§ **Task brief**: Reproduce every entry below precisely. Pictures are excluded from the copy.

§ **Data for this task**:
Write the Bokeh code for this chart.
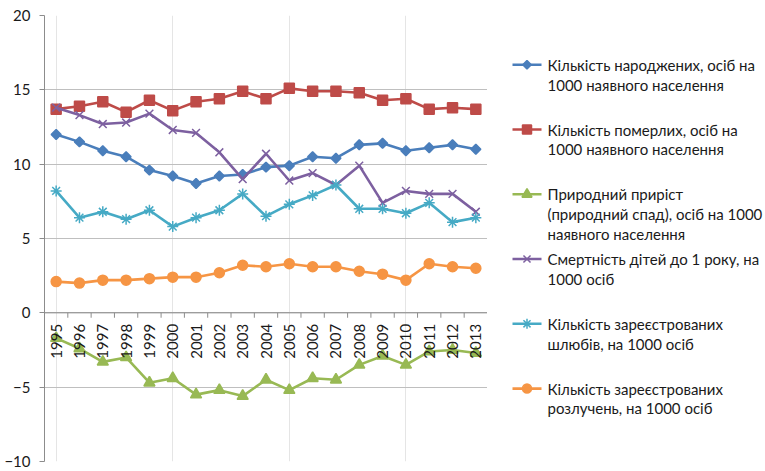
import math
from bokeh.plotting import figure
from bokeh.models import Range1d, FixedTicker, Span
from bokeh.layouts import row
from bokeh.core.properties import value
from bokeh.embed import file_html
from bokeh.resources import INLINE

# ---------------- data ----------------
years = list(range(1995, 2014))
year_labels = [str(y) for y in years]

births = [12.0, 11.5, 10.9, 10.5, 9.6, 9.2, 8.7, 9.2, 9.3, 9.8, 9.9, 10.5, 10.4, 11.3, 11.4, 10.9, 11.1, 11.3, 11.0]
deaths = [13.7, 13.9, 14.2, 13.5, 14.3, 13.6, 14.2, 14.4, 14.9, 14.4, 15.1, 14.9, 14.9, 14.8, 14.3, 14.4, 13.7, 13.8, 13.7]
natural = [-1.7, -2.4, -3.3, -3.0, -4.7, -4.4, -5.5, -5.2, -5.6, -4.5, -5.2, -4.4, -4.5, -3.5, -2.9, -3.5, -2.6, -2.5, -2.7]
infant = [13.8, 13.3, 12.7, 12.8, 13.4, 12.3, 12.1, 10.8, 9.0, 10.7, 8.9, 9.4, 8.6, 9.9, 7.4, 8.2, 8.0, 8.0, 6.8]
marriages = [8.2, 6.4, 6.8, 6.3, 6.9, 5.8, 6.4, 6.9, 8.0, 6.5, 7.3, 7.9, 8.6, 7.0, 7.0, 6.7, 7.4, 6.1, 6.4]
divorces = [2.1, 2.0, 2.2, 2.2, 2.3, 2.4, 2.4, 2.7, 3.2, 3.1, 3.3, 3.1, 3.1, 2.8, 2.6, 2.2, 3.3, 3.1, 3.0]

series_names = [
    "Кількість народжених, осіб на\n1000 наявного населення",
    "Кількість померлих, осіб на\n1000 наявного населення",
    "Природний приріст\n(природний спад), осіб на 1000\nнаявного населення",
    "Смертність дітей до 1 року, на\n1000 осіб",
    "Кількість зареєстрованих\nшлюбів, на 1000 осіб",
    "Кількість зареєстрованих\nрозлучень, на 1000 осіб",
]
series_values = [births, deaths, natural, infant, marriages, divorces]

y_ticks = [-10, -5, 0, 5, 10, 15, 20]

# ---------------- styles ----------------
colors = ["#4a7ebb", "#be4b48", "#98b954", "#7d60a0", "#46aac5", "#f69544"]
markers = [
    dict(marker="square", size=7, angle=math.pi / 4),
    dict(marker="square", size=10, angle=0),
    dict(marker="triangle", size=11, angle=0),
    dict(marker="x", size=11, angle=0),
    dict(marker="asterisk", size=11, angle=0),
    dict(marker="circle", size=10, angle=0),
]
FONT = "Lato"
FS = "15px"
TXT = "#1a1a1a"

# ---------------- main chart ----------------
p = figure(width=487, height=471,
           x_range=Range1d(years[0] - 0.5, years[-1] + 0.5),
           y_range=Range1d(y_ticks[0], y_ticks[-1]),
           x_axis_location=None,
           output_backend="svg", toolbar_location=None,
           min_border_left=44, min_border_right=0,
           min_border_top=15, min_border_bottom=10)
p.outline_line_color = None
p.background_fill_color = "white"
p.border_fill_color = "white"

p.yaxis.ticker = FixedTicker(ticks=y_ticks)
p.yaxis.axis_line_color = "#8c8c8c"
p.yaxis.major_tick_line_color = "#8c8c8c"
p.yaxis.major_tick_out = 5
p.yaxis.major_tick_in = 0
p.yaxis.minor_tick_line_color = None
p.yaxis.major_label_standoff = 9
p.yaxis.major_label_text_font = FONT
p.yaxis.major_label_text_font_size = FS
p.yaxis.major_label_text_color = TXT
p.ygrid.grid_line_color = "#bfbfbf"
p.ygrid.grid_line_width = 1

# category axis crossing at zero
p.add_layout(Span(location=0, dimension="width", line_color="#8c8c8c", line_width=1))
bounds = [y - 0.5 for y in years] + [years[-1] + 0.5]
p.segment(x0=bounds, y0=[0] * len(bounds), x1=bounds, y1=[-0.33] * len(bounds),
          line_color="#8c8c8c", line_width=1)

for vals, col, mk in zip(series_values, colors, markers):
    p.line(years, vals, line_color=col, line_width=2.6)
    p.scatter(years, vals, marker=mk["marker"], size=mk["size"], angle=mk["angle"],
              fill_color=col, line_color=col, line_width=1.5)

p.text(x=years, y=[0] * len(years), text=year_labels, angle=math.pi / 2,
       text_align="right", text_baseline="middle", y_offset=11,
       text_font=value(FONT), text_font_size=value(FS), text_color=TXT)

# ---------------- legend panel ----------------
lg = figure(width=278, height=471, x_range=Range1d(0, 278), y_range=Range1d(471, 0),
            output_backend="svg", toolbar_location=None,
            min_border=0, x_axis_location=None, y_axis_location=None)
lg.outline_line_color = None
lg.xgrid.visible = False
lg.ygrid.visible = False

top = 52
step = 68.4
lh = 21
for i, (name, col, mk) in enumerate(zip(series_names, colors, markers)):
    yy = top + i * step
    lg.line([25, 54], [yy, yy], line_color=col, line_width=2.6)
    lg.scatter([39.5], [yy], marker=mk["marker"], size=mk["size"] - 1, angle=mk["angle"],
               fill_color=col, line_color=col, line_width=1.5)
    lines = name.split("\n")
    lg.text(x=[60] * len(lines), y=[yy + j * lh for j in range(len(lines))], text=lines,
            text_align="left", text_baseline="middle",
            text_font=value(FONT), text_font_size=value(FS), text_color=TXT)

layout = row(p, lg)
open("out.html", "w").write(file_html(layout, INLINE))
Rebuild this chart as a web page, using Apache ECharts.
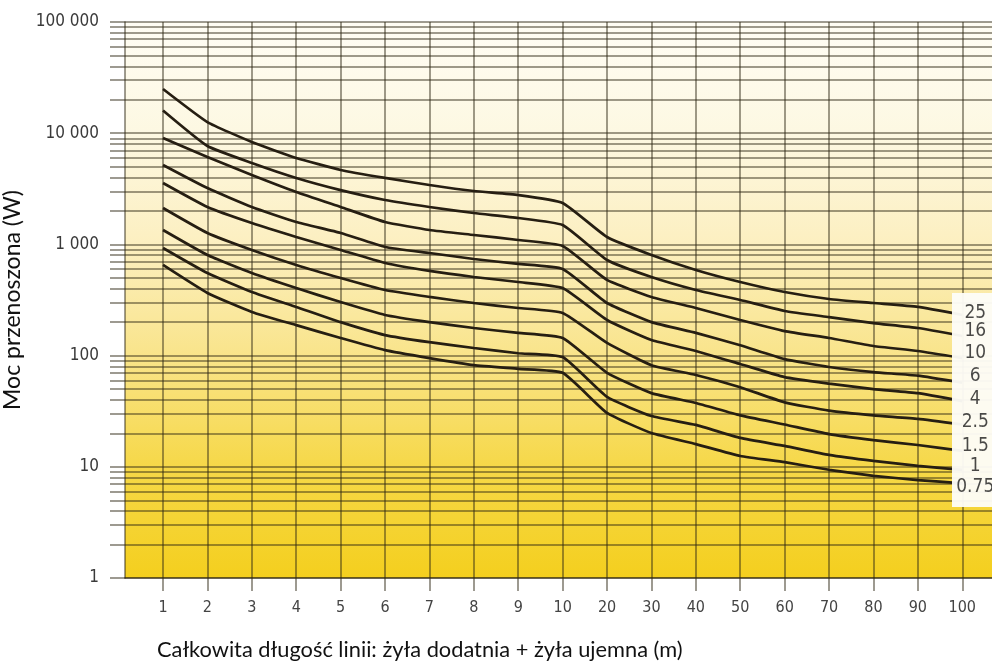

§ **Exercise output**:
Write the Bokeh code for this chart.
import math
from bokeh.plotting import figure
from bokeh.models import Range1d, FixedTicker, Span
from bokeh.layouts import row
from bokeh.core.properties import value
from bokeh.embed import file_html
from bokeh.resources import INLINE

# ---------------- data ----------------
years = list(range(1995, 2014))
year_labels = [str(y) for y in years]

births = [12.0, 11.5, 10.9, 10.5, 9.6, 9.2, 8.7, 9.2, 9.3, 9.8, 9.9, 10.5, 10.4, 11.3, 11.4, 10.9, 11.1, 11.3, 11.0]
deaths = [13.7, 13.9, 14.2, 13.5, 14.3, 13.6, 14.2, 14.4, 14.9, 14.4, 15.1, 14.9, 14.9, 14.8, 14.3, 14.4, 13.7, 13.8, 13.7]
natural = [-1.7, -2.4, -3.3, -3.0, -4.7, -4.4, -5.5, -5.2, -5.6, -4.5, -5.2, -4.4, -4.5, -3.5, -2.9, -3.5, -2.6, -2.5, -2.7]
infant = [13.8, 13.3, 12.7, 12.8, 13.4, 12.3, 12.1, 10.8, 9.0, 10.7, 8.9, 9.4, 8.6, 9.9, 7.4, 8.2, 8.0, 8.0, 6.8]
marriages = [8.2, 6.4, 6.8, 6.3, 6.9, 5.8, 6.4, 6.9, 8.0, 6.5, 7.3, 7.9, 8.6, 7.0, 7.0, 6.7, 7.4, 6.1, 6.4]
divorces = [2.1, 2.0, 2.2, 2.2, 2.3, 2.4, 2.4, 2.7, 3.2, 3.1, 3.3, 3.1, 3.1, 2.8, 2.6, 2.2, 3.3, 3.1, 3.0]

series_names = [
    "Кількість народжених, осіб на\n1000 наявного населення",
    "Кількість померлих, осіб на\n1000 наявного населення",
    "Природний приріст\n(природний спад), осіб на 1000\nнаявного населення",
    "Смертність дітей до 1 року, на\n1000 осіб",
    "Кількість зареєстрованих\nшлюбів, на 1000 осіб",
    "Кількість зареєстрованих\nрозлучень, на 1000 осіб",
]
series_values = [births, deaths, natural, infant, marriages, divorces]

y_ticks = [-10, -5, 0, 5, 10, 15, 20]

# ---------------- styles ----------------
colors = ["#4a7ebb", "#be4b48", "#98b954", "#7d60a0", "#46aac5", "#f69544"]
markers = [
    dict(marker="square", size=7, angle=math.pi / 4),
    dict(marker="square", size=10, angle=0),
    dict(marker="triangle", size=11, angle=0),
    dict(marker="x", size=11, angle=0),
    dict(marker="asterisk", size=11, angle=0),
    dict(marker="circle", size=10, angle=0),
]
FONT = "Lato"
FS = "15px"
TXT = "#1a1a1a"

# ---------------- main chart ----------------
p = figure(width=487, height=471,
           x_range=Range1d(years[0] - 0.5, years[-1] + 0.5),
           y_range=Range1d(y_ticks[0], y_ticks[-1]),
           x_axis_location=None,
           output_backend="svg", toolbar_location=None,
           min_border_left=44, min_border_right=0,
           min_border_top=15, min_border_bottom=10)
p.outline_line_color = None
p.background_fill_color = "white"
p.border_fill_color = "white"

p.yaxis.ticker = FixedTicker(ticks=y_ticks)
p.yaxis.axis_line_color = "#8c8c8c"
p.yaxis.major_tick_line_color = "#8c8c8c"
p.yaxis.major_tick_out = 5
p.yaxis.major_tick_in = 0
p.yaxis.minor_tick_line_color = None
p.yaxis.major_label_standoff = 9
p.yaxis.major_label_text_font = FONT
p.yaxis.major_label_text_font_size = FS
p.yaxis.major_label_text_color = TXT
p.ygrid.grid_line_color = "#bfbfbf"
p.ygrid.grid_line_width = 1

# category axis crossing at zero
p.add_layout(Span(location=0, dimension="width", line_color="#8c8c8c", line_width=1))
bounds = [y - 0.5 for y in years] + [years[-1] + 0.5]
p.segment(x0=bounds, y0=[0] * len(bounds), x1=bounds, y1=[-0.33] * len(bounds),
          line_color="#8c8c8c", line_width=1)

for vals, col, mk in zip(series_values, colors, markers):
    p.line(years, vals, line_color=col, line_width=2.6)
    p.scatter(years, vals, marker=mk["marker"], size=mk["size"], angle=mk["angle"],
              fill_color=col, line_color=col, line_width=1.5)

p.text(x=years, y=[0] * len(years), text=year_labels, angle=math.pi / 2,
       text_align="right", text_baseline="middle", y_offset=11,
       text_font=value(FONT), text_font_size=value(FS), text_color=TXT)

# ---------------- legend panel ----------------
lg = figure(width=278, height=471, x_range=Range1d(0, 278), y_range=Range1d(471, 0),
            output_backend="svg", toolbar_location=None,
            min_border=0, x_axis_location=None, y_axis_location=None)
lg.outline_line_color = None
lg.xgrid.visible = False
lg.ygrid.visible = False

top = 52
step = 68.4
lh = 21
for i, (name, col, mk) in enumerate(zip(series_names, colors, markers)):
    yy = top + i * step
    lg.line([25, 54], [yy, yy], line_color=col, line_width=2.6)
    lg.scatter([39.5], [yy], marker=mk["marker"], size=mk["size"] - 1, angle=mk["angle"],
               fill_color=col, line_color=col, line_width=1.5)
    lines = name.split("\n")
    lg.text(x=[60] * len(lines), y=[yy + j * lh for j in range(len(lines))], text=lines,
            text_align="left", text_baseline="middle",
            text_font=value(FONT), text_font_size=value(FS), text_color=TXT)

layout = row(p, lg)
open("out.html", "w").write(file_html(layout, INLINE))
Rebuild this chart as a web page, using Apache ECharts.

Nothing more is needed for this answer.